Revise.work is a revision platform for artists. It keeps track of previous version of a project in a GIT like manner, also handling file uploads to facilitate project file sharing. One time line where an artist and a client can share details and talk about past versions of a project to see the full picture. The project is still being worked on...
Javascript, NodeJs, Express, Passport, JWT, MongoDB, Mongoose, Webpack/Babel, SocketIO, Multer, ReactJs, Axios, PM2, Digital Ocean
fuse.wiki connects any two given wikipedia articles by 6 degrees of separation or less. This project required more thinking than actual code. Reading up on API's and different algorithms that might help us parse thru the hundreds of thousands wikipedia articles was a daunting task, but in the end we found a way. By downloading all of wikipedia (wikipedia has monthly dumps) we can then parse those SQL dumps to get the info we need and generate a sqlite database with just the right info for our algorithm to use. The rest of the info such as image links and page description can all be fetched via the wikimedia api. A modified bi-directional algorithm then sorts thru thousands of incoming and outgoing links and returns the results for the front end team to display. I, along with Jacob Hartman, where in charge of making a production level API for the front end to query along with all of the backend requirements such as caching previous searches and optimizing the algorithm from >15 seconds back down to a reasonable <2 seconds.
Python, Javascript/Node, Flask, Express, ReactJS, Sqlite3, Gunicorn, Upstart, Digital Ocean
slashBot is a discord bot that primarily streams music from youtube to play it in a specific channel. This was a really fun project and gave me some insight on how bots worked along with how to work with an NLP. Overall I was satisfied with how it turned out, I planned a lot of features I never got to finish but since I spent a lot of time laying out scaffolding I can add mods very simply and efficiently without changing much code.

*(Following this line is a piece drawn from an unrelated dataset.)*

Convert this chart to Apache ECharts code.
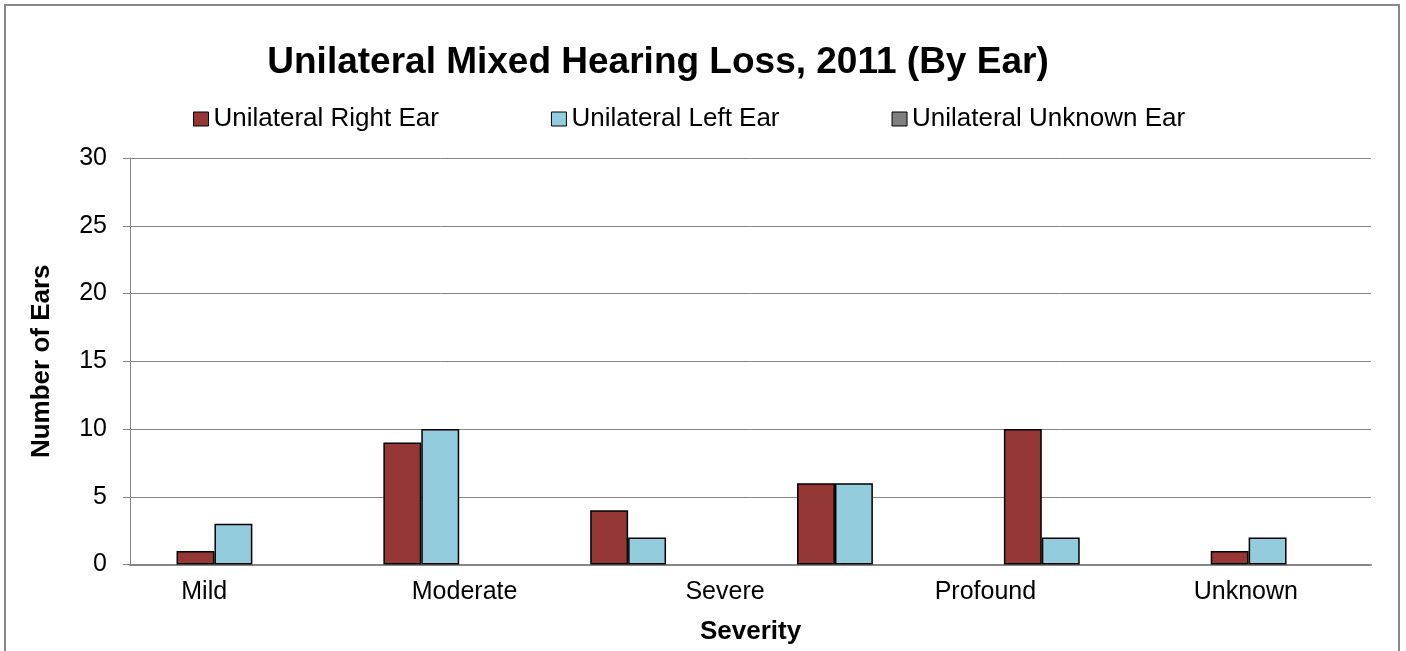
<!DOCTYPE html>
<html>
<head>
<meta charset="utf-8">
<script src="https://cdn.jsdelivr.net/npm/echarts@6/dist/echarts.min.js"></script>
<style>
  html, body { margin: 0; padding: 0; background: #fff; }
  #chart { width: 1406px; height: 651px; }
</style>
</head>
<body>
<div id="chart"></div>
<script>
// bar groups on the category axis (6 slots, labels drawn on the separate tick axis)
var barSlots = ["1", "2", "3", "4", "5", "6"];
// tick labels shown under the axis
var tickLabels = ["Mild", "Moderate", "Severe", "Profound", "Unknown"];
var rightEar = [1, 9, 4, 6, 10, 1];
var leftEar = [3, 10, 2, 6, 2, 2];
var unknownEar = [0, 0, 0, 0, 0, 0];
var yTicks = [0, 5, 10, 15, 20, 25, 30];

var font = "Liberation Sans, Arial, sans-serif";
var gridColor = "#868686";
var chart = echarts.init(document.getElementById("chart"));

var option = {
  backgroundColor: "#fff",
  animation: false,
  title: {
    text: "Unilateral Mixed Hearing Loss, 2011 (By Ear)",
    left: 653,
    textAlign: "center",
    top: 39,
    textStyle: { fontFamily: font, fontSize: 37, fontWeight: "bold", color: "#000" }
  },
  legend: {
    left: 188,
    top: 101,
    itemWidth: 15,
    itemHeight: 14,
    itemGap: 112,
    icon: "rect",
    textStyle: { fontFamily: font, fontSize: 26, color: "#000" },
    data: [
      { name: "Unilateral Right Ear", itemStyle: { borderColor: "#000", borderWidth: 1 } },
      { name: "Unilateral Left Ear", itemStyle: { borderColor: "#000", borderWidth: 1 } },
      { name: "Unilateral Unknown Ear", itemStyle: { borderColor: "#000", borderWidth: 1 } }
    ]
  },
  grid: [
    { left: 130, right: 35, top: 158, bottom: 86.5 },
    { left: 74, right: 30, top: 158, bottom: 86.5 }
  ],
  xAxis: [{
    type: "category",
    gridIndex: 0,
    data: barSlots,
    axisLine: { lineStyle: { color: gridColor, width: 2 } },
    axisTick: { show: false },
    axisLabel: { show: false },
    name: "Severity",
    nameLocation: "middle",
    nameGap: 54,
    nameTextStyle: { fontFamily: font, fontSize: 26, fontWeight: "bold", color: "#000" }
  }, {
    type: "category",
    gridIndex: 1,
    data: tickLabels,
    axisLine: { show: false },
    axisTick: { show: false },
    axisLabel: { fontFamily: font, fontSize: 25, color: "#000", margin: 15 }
  }],
  yAxis: [{
    type: "value",
    gridIndex: 0,
    min: yTicks[0],
    max: yTicks[yTicks.length - 1],
    interval: 5,
    axisLine: { show: true, lineStyle: { color: gridColor, width: 1 } },
    axisTick: { show: true, length: 7, lineStyle: { color: gridColor } },
    splitLine: { lineStyle: { color: gridColor, width: 1 } },
    axisLabel: { fontFamily: font, fontSize: 25, color: "#000", margin: 23 },
    name: "Number of Ears",
    nameLocation: "middle",
    nameGap: 75,
    nameTextStyle: { fontFamily: font, fontSize: 26, fontWeight: "bold", color: "#000" }
  }, {
    type: "value",
    gridIndex: 1,
    min: 0,
    max: 30,
    show: false
  }],
  series: [{
    name: "Unilateral Right Ear",
    type: "bar",
    data: rightEar,
    barGap: "0%",
    barCategoryGap: "45%",
    itemStyle: { color: "#953735", borderColor: "#000", borderWidth: 1.5 }
  }, {
    name: "Unilateral Left Ear",
    type: "bar",
    data: leftEar,
    barGap: "0%",
    barCategoryGap: "45%",
    itemStyle: { color: "#93CDDD", borderColor: "#000", borderWidth: 1.5 }
  }, {
    name: "Unilateral Unknown Ear",
    type: "bar",
    data: unknownEar,
    barGap: "0%",
    barCategoryGap: "45%",
    itemStyle: { color: "#7F7F7F", borderWidth: 0 }
  }],
  graphic: [{
    type: "rect",
    shape: { x: 5, y: 5, width: 1394, height: 700 },
    style: { fill: null, stroke: "#888", lineWidth: 2 },
    silent: true
  }]
};

chart.setOption(option);
</script>
</body>
</html>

Javascript/Node, Mongo, Mongoose, Redis, Express, API.AI(now Dialogflow), Digital Ocean
Reddit on the command line. This was one of my first Javascript project. It taught me about API's, JSON Structure, ASYN javascript, callback hell (why promises are better) and most importantly I learned about refactoring code. Originally I had written the same function multiple times and when it finally came time to update one thing I had to update it in 4 other different places, at that point I knew I was doing something wrong. This project was really fun and overall gave me good foundations on code modularity
Javascript, NodeJS
This was a side project I completed a week before break. I wanted to understand how early video games where made and since I had learned C I wanted to use it in a project. The task seemed simple, turn a file with points represented by altitude into a isometric grid using SDL2. This project exposed me to lots of new ideas and showed me how complicated video game engines actually are.
C, SDL2
This project straight forward. Make a shell interpreter along with all of its basic features. This project solidified my knowledge in C, applying everything I had learned into this project. I wrote a function that made me very proud, at the time it was something new, it solved multiple problems, it refactored a lot of code and it was very efficient. I called it... `_stralloc(int n, ...)`. It's a variadic function that takes `n` string literals and/or malloced strings and returns a pointer to a new string all concatenated up. It was very fun and I think C is a really interesting language. I preferred to debug in C rather than Python or Javascript because it's challenging and you almost always learn something new I would want to work on a project with it again.